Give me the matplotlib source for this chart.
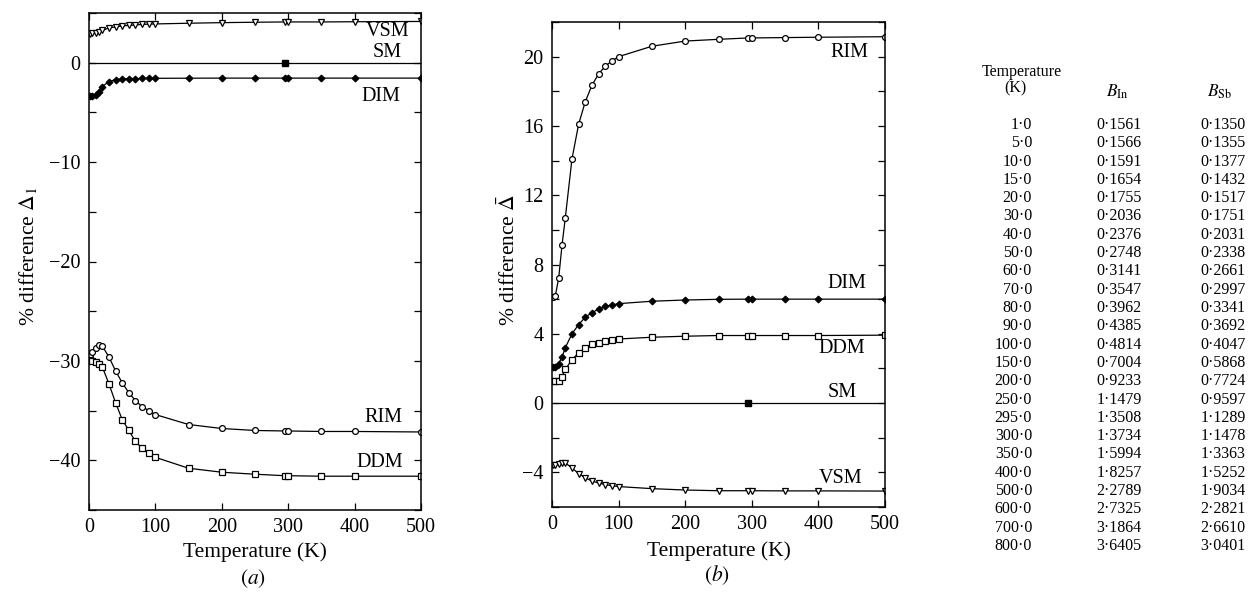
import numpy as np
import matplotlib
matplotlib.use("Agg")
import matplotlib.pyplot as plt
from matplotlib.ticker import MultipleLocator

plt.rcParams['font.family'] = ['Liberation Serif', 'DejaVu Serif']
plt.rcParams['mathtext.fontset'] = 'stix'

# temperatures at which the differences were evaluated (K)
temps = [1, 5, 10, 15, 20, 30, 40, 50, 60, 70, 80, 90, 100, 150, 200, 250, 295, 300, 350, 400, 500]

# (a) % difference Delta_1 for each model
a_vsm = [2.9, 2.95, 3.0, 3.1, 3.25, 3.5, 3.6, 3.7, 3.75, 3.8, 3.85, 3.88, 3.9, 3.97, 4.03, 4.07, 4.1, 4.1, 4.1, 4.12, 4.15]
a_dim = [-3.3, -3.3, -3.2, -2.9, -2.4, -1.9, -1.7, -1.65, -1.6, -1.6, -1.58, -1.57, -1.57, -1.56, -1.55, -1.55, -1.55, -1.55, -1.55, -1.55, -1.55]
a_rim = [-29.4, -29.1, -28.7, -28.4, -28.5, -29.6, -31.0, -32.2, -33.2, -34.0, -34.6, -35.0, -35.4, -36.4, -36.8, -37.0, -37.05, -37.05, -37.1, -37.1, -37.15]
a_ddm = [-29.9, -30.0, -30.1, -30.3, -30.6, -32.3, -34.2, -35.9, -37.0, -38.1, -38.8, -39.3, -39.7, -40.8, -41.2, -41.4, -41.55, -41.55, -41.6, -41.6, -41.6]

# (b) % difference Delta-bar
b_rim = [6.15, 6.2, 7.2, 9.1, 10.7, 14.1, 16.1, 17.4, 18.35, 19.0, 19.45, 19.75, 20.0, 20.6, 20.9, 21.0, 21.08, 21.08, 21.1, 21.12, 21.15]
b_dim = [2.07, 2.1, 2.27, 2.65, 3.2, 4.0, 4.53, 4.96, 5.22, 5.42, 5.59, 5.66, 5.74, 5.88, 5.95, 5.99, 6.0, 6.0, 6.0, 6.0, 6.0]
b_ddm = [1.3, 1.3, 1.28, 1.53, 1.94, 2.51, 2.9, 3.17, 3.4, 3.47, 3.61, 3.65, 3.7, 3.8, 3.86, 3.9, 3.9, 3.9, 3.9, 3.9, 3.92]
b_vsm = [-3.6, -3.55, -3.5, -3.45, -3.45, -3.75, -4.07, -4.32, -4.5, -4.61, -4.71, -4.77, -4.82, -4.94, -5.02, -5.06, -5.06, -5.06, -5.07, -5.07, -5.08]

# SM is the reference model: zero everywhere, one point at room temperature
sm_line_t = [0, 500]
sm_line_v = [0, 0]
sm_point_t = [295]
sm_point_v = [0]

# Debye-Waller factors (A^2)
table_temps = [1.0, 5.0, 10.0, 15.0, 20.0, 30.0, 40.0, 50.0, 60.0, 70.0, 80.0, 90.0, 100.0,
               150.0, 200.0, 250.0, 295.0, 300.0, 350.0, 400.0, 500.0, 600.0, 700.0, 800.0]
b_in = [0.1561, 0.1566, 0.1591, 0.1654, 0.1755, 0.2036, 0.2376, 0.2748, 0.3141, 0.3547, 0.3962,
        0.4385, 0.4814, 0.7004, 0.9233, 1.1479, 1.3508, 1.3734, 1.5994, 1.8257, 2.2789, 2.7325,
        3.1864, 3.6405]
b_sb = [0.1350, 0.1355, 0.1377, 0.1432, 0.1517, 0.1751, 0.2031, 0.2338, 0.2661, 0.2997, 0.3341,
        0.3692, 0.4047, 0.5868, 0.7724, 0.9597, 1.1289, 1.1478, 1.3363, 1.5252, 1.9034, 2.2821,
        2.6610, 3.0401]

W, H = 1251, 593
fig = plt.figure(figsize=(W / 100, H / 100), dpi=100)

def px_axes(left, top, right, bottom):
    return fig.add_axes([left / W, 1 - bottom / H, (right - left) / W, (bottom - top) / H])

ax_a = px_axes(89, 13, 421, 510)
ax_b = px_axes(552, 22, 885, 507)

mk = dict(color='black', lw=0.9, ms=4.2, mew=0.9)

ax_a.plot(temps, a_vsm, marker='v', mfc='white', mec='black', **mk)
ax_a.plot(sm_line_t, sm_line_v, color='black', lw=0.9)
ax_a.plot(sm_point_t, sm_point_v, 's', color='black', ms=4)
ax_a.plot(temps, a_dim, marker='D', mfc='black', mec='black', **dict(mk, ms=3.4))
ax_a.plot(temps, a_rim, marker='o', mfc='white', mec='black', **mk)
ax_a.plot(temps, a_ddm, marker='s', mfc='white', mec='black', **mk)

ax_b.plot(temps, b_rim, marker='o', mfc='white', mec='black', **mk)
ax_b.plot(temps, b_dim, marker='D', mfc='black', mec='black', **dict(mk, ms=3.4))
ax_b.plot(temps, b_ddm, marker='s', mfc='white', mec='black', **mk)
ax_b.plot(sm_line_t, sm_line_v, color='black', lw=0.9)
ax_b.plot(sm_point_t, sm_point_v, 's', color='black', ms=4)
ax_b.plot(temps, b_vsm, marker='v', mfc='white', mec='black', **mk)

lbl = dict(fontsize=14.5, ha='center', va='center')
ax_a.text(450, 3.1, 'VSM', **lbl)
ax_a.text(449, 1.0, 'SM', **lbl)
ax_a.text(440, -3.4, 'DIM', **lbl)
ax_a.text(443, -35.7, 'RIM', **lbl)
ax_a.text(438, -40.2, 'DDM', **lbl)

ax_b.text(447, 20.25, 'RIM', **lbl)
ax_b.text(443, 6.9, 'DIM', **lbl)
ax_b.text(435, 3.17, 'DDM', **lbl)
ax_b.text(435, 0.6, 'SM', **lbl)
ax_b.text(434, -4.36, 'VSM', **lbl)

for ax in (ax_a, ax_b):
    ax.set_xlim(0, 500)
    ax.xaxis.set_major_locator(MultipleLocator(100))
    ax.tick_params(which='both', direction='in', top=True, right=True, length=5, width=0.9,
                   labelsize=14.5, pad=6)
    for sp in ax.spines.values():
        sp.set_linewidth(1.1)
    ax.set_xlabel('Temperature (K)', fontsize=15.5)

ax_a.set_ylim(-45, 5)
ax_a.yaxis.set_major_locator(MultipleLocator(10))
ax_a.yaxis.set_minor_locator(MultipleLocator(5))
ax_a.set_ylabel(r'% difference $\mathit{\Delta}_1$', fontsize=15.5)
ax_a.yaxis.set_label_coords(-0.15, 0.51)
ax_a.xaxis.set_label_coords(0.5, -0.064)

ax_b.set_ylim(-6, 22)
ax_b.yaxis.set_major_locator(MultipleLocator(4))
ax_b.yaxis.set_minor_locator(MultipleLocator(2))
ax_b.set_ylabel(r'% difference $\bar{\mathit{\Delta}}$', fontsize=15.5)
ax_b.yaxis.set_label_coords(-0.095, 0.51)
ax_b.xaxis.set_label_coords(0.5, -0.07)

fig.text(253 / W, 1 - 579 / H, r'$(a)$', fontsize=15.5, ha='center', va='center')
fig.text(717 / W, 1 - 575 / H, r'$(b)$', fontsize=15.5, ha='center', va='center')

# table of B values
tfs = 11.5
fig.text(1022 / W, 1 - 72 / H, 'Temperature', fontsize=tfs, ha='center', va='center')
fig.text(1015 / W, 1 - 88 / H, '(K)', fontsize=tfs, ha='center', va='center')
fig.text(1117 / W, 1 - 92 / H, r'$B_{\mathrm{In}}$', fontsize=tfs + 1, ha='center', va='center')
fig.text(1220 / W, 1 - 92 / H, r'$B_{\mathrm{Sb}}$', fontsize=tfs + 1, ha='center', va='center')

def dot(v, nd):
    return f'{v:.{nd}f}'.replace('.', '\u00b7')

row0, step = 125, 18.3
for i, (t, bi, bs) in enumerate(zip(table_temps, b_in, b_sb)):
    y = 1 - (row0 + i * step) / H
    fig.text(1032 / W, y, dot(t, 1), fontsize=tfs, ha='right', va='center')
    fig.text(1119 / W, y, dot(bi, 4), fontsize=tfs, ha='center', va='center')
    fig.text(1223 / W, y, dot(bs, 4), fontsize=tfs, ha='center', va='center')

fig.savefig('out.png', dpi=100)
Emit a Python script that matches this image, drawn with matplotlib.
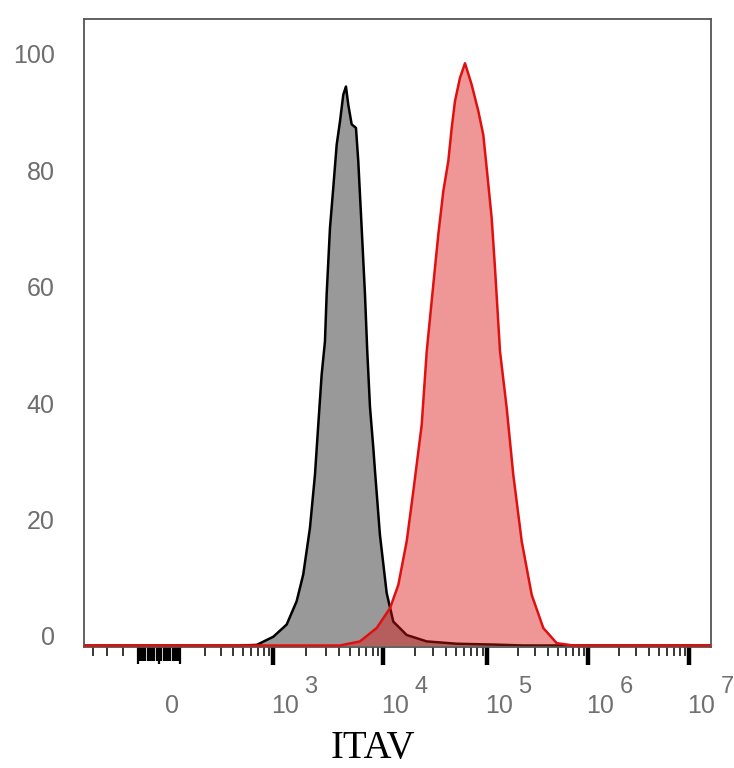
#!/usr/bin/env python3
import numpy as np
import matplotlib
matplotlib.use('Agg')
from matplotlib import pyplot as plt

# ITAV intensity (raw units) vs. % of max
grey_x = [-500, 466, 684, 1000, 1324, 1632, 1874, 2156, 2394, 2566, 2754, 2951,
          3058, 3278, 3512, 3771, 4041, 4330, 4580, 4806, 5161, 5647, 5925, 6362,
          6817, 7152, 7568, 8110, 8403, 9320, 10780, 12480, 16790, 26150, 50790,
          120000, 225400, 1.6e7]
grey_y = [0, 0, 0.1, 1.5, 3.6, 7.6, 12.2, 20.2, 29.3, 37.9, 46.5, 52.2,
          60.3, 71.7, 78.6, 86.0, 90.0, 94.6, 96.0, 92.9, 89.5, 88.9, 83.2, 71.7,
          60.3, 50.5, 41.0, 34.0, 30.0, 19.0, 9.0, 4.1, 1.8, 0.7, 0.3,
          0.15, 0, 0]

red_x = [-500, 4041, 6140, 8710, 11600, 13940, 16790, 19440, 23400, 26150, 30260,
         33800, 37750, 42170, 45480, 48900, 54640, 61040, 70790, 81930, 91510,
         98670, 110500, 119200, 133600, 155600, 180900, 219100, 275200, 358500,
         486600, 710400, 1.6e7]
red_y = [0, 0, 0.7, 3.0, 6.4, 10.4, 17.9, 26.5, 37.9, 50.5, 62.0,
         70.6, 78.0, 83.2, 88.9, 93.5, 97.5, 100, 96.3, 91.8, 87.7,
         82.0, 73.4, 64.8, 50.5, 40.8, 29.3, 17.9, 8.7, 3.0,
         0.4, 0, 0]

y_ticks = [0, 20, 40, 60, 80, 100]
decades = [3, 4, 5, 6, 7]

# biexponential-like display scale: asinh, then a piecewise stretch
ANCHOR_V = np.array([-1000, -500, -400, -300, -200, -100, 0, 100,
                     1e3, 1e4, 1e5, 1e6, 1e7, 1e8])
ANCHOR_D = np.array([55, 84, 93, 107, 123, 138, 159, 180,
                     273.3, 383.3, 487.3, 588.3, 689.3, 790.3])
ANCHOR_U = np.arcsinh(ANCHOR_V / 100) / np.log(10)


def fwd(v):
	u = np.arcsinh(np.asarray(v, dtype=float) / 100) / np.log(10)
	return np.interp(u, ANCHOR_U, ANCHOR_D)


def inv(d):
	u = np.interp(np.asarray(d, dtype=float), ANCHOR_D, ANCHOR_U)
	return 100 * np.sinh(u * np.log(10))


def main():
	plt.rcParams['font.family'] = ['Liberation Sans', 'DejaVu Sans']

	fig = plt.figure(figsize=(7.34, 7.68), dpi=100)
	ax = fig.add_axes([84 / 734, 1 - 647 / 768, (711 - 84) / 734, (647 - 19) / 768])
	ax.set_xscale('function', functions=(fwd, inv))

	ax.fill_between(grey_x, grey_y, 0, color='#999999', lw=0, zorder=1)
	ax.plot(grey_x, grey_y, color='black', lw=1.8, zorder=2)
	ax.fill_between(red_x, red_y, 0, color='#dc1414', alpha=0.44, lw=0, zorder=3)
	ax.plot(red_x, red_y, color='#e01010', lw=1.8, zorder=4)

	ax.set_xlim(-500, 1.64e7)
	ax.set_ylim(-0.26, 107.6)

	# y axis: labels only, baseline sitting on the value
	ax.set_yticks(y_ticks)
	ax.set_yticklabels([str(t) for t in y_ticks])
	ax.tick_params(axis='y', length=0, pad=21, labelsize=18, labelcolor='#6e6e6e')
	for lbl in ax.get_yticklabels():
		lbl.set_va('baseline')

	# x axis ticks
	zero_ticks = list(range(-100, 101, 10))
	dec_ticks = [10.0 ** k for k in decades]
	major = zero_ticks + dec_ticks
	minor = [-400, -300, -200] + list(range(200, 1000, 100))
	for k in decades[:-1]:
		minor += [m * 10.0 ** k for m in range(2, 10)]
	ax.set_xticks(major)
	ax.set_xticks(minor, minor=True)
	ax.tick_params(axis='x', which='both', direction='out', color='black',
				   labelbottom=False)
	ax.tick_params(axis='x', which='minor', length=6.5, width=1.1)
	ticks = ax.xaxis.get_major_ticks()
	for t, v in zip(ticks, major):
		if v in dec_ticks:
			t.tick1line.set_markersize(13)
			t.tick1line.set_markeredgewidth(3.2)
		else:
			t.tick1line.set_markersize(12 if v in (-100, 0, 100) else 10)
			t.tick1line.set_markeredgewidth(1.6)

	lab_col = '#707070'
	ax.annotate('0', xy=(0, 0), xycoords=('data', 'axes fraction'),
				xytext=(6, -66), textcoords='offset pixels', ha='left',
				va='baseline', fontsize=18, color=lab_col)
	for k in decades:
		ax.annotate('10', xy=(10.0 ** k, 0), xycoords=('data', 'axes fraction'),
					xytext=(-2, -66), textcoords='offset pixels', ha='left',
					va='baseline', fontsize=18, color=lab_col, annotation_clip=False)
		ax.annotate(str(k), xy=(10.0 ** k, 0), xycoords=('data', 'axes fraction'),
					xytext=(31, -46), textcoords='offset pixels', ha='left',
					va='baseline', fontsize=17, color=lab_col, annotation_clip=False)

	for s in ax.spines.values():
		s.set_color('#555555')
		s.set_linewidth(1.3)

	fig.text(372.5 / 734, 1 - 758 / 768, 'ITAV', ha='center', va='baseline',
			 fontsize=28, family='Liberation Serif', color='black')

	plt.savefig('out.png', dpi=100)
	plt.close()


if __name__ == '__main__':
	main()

**Problem to work on:** Find each line in the records holding the string "this" and show it.

**Task solution:**
Give me the matplotlib source for this chart.
Emit a Python script that matches this image, drawn with matplotlib.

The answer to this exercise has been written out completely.